Back in 1984 it was P&G and Prince were pretty big in my Southern Baptist Church. Prince was about as satanic as they came. Oh, and D&D. EDIT: Remember later in my tenure there, shortly before I left in disgust, when a guy showed up, saying that Strawberry Shortcake was the devil as it put kids into a magical world full of evil and tempting rituals. BUT! He sold Sally Church Goer dolls. Not lying (cept the name, cannot remember what he called them).
The Conestoga Wood case dealt more with 1st Amendment arguments while the Hobby Lobby case dealt more with Religious Freedom Act arguments. The latter case in the 8th Circuit held that a corporation is a "person exercising religion" within the meaning of the Act. Once you got through that the rest was rather simple for Hobby Lobby to win. The 3rd Circuit found that there was no evidence of a for-profit corporation exercising religion and therefore that they cannot exercise religion. That is probably the issue that will decide the case.
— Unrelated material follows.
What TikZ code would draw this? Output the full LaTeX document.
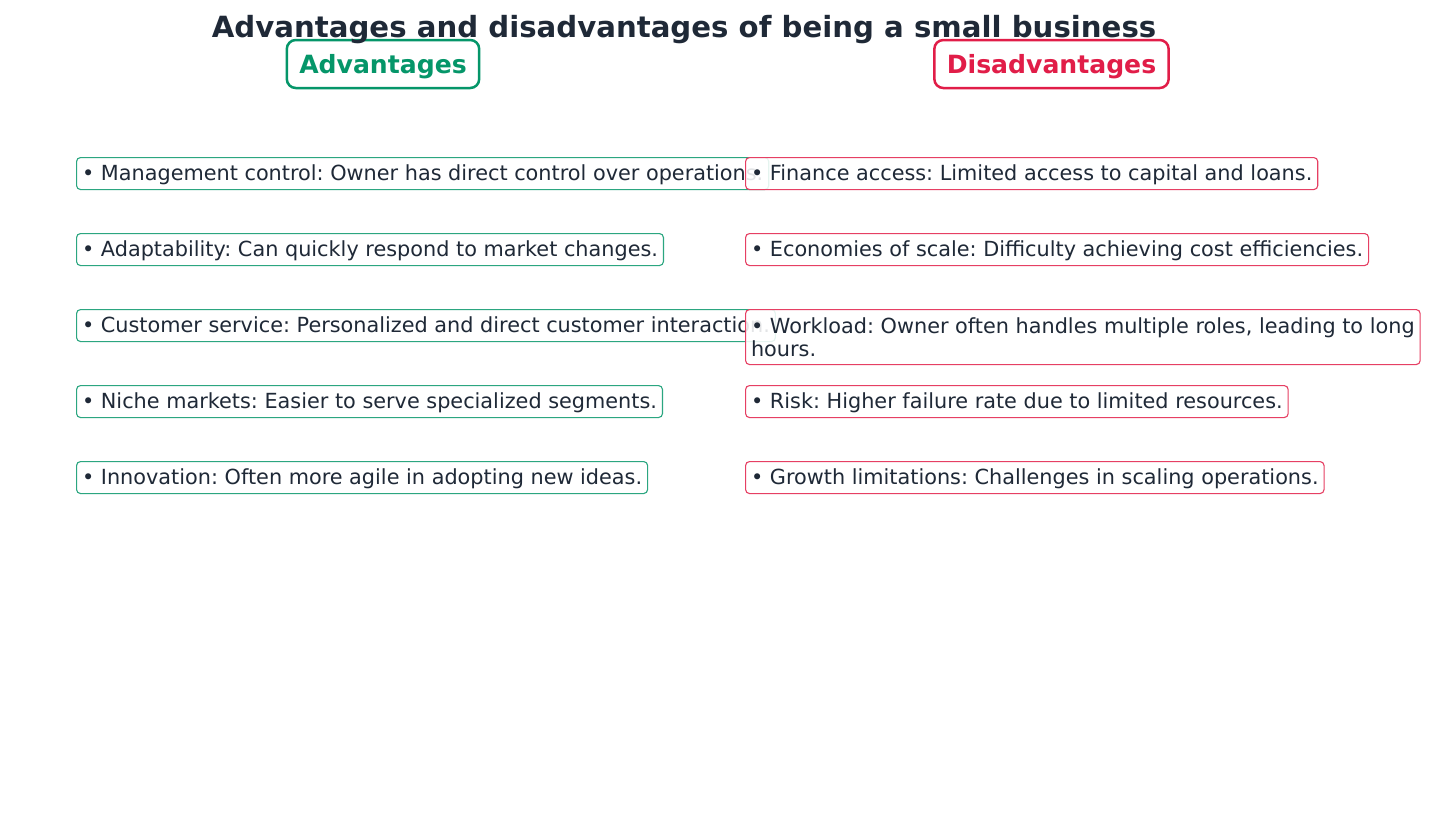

Oh lord, the "Kids In Satan's Service" and "Anti Christ/Devil's Child" shit being thrown around the halls in Sunday School was ludicrous.
I actually was fortunate to grow up having "normal" and at least seminary taught pastors, even in a country church. The one there from 88-02 was very anti-drinking, but that was really about it.
Well, I got nothing then. I only had one memorable episode that I can recall, and that was on a church trip during Woodstock 94. We were watching it in one of our rooms and she came in, turned it off, and lectured us on watching that.
What you think is "normal" may actually be the minority. And it has nothing to do with being seminary taught or not. and the weirdness isn't even close to "no drinking/smoking/vices" level.
Any of you guys ever go to the Tennessee Christian Teen Convention in Gatlinburg? Horror. The horror.
Oh, I'm well aware of what is said/taught in churches, especially the more rural and older in age of the average congregant. Well-aware.
Now that I'm away, central Kentucky Indy baptists are unique. They honestly believe their collection of churches are the literal bride of Christ.